■ Information shown
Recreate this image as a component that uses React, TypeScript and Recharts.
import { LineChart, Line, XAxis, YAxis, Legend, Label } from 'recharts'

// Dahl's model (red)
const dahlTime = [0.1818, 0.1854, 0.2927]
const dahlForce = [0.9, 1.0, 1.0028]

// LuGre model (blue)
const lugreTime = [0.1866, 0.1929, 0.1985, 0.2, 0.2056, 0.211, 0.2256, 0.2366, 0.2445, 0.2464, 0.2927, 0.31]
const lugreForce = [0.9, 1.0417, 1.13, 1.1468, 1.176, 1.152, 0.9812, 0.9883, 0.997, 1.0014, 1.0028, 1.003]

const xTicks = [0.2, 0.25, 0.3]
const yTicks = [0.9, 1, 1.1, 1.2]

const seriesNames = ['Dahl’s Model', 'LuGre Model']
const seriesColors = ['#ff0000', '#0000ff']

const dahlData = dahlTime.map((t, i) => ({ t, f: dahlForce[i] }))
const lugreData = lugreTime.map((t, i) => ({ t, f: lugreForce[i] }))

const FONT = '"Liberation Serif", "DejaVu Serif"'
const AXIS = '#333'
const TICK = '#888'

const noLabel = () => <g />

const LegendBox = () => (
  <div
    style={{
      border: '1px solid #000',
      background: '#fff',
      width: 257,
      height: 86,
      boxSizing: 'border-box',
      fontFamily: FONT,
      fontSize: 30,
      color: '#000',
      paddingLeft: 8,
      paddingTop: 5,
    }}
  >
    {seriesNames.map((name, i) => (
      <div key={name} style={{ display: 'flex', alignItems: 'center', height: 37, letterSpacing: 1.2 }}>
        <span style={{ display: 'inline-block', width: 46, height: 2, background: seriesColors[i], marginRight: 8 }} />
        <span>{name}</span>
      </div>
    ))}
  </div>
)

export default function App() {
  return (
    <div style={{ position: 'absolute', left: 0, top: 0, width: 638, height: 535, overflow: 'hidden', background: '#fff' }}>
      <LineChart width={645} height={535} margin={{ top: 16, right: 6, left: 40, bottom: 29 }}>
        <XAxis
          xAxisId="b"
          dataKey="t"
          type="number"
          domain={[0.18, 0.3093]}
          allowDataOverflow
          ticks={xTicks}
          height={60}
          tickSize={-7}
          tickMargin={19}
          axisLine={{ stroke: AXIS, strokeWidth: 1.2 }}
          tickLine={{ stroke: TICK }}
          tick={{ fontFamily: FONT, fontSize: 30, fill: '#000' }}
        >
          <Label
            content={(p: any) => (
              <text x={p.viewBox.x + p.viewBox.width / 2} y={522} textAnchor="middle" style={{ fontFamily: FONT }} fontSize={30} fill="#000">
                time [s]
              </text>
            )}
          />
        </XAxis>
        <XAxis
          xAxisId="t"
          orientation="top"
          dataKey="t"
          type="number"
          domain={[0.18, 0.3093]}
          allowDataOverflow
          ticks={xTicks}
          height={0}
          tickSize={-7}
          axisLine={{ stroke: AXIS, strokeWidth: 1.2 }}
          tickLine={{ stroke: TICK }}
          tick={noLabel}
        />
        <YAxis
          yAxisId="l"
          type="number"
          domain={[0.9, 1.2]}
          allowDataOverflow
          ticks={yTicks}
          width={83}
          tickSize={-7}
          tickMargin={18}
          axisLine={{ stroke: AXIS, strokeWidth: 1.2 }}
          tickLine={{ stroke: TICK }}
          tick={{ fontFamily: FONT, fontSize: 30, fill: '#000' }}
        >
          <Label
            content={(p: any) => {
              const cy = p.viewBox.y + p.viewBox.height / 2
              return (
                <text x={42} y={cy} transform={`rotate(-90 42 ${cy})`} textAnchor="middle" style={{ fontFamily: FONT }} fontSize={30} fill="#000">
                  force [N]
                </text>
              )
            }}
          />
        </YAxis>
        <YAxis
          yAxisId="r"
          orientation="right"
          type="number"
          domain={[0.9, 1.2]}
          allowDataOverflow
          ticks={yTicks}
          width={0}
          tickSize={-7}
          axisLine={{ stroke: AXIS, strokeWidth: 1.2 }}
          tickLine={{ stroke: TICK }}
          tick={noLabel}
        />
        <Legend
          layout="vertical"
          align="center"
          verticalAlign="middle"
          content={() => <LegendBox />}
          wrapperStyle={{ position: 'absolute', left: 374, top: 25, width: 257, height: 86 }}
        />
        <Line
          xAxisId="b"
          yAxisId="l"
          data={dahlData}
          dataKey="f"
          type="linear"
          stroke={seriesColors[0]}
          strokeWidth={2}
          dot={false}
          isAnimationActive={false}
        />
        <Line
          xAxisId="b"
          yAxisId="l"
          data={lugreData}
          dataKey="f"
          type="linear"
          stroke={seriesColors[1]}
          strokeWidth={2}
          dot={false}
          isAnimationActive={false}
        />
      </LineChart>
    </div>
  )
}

■ Work to complete
Please reproduce every line of the material word for word.

■ The response
Recreate this image as a component that uses React, TypeScript and Recharts.
import { LineChart, Line, XAxis, YAxis, Legend, Label } from 'recharts'

// Dahl's model (red)
const dahlTime = [0.1818, 0.1854, 0.2927]
const dahlForce = [0.9, 1.0, 1.0028]

// LuGre model (blue)
const lugreTime = [0.1866, 0.1929, 0.1985, 0.2, 0.2056, 0.211, 0.2256, 0.2366, 0.2445, 0.2464, 0.2927, 0.31]
const lugreForce = [0.9, 1.0417, 1.13, 1.1468, 1.176, 1.152, 0.9812, 0.9883, 0.997, 1.0014, 1.0028, 1.003]

const xTicks = [0.2, 0.25, 0.3]
const yTicks = [0.9, 1, 1.1, 1.2]

const seriesNames = ['Dahl’s Model', 'LuGre Model']
const seriesColors = ['#ff0000', '#0000ff']

const dahlData = dahlTime.map((t, i) => ({ t, f: dahlForce[i] }))
const lugreData = lugreTime.map((t, i) => ({ t, f: lugreForce[i] }))

const FONT = '"Liberation Serif", "DejaVu Serif"'
const AXIS = '#333'
const TICK = '#888'

const noLabel = () => <g />

const LegendBox = () => (
  <div
    style={{
      border: '1px solid #000',
      background: '#fff',
      width: 257,
      height: 86,
      boxSizing: 'border-box',
      fontFamily: FONT,
      fontSize: 30,
      color: '#000',
      paddingLeft: 8,
      paddingTop: 5,
    }}
  >
    {seriesNames.map((name, i) => (
      <div key={name} style={{ display: 'flex', alignItems: 'center', height: 37, letterSpacing: 1.2 }}>
        <span style={{ display: 'inline-block', width: 46, height: 2, background: seriesColors[i], marginRight: 8 }} />
        <span>{name}</span>
      </div>
    ))}
  </div>
)

export default function App() {
  return (
    <div style={{ position: 'absolute', left: 0, top: 0, width: 638, height: 535, overflow: 'hidden', background: '#fff' }}>
      <LineChart width={645} height={535} margin={{ top: 16, right: 6, left: 40, bottom: 29 }}>
        <XAxis
          xAxisId="b"
          dataKey="t"
          type="number"
          domain={[0.18, 0.3093]}
          allowDataOverflow
          ticks={xTicks}
          height={60}
          tickSize={-7}
          tickMargin={19}
          axisLine={{ stroke: AXIS, strokeWidth: 1.2 }}
          tickLine={{ stroke: TICK }}
          tick={{ fontFamily: FONT, fontSize: 30, fill: '#000' }}
        >
          <Label
            content={(p: any) => (
              <text x={p.viewBox.x + p.viewBox.width / 2} y={522} textAnchor="middle" style={{ fontFamily: FONT }} fontSize={30} fill="#000">
                time [s]
              </text>
            )}
          />
        </XAxis>
        <XAxis
          xAxisId="t"
          orientation="top"
          dataKey="t"
          type="number"
          domain={[0.18, 0.3093]}
          allowDataOverflow
          ticks={xTicks}
          height={0}
          tickSize={-7}
          axisLine={{ stroke: AXIS, strokeWidth: 1.2 }}
          tickLine={{ stroke: TICK }}
          tick={noLabel}
        />
        <YAxis
          yAxisId="l"
          type="number"
          domain={[0.9, 1.2]}
          allowDataOverflow
          ticks={yTicks}
          width={83}
          tickSize={-7}
          tickMargin={18}
          axisLine={{ stroke: AXIS, strokeWidth: 1.2 }}
          tickLine={{ stroke: TICK }}
          tick={{ fontFamily: FONT, fontSize: 30, fill: '#000' }}
        >
          <Label
            content={(p: any) => {
              const cy = p.viewBox.y + p.viewBox.height / 2
              return (
                <text x={42} y={cy} transform={`rotate(-90 42 ${cy})`} textAnchor="middle" style={{ fontFamily: FONT }} fontSize={30} fill="#000">
                  force [N]
                </text>
              )
            }}
          />
        </YAxis>
        <YAxis
          yAxisId="r"
          orientation="right"
          type="number"
          domain={[0.9, 1.2]}
          allowDataOverflow
          ticks={yTicks}
          width={0}
          tickSize={-7}
          axisLine={{ stroke: AXIS, strokeWidth: 1.2 }}
          tickLine={{ stroke: TICK }}
          tick={noLabel}
        />
        <Legend
          layout="vertical"
          align="center"
          verticalAlign="middle"
          content={() => <LegendBox />}
          wrapperStyle={{ position: 'absolute', left: 374, top: 25, width: 257, height: 86 }}
        />
        <Line
          xAxisId="b"
          yAxisId="l"
          data={dahlData}
          dataKey="f"
          type="linear"
          stroke={seriesColors[0]}
          strokeWidth={2}
          dot={false}
          isAnimationActive={false}
        />
        <Line
          xAxisId="b"
          yAxisId="l"
          data={lugreData}
          dataKey="f"
          type="linear"
          stroke={seriesColors[1]}
          strokeWidth={2}
          dot={false}
          isAnimationActive={false}
        />
      </LineChart>
    </div>
  )
}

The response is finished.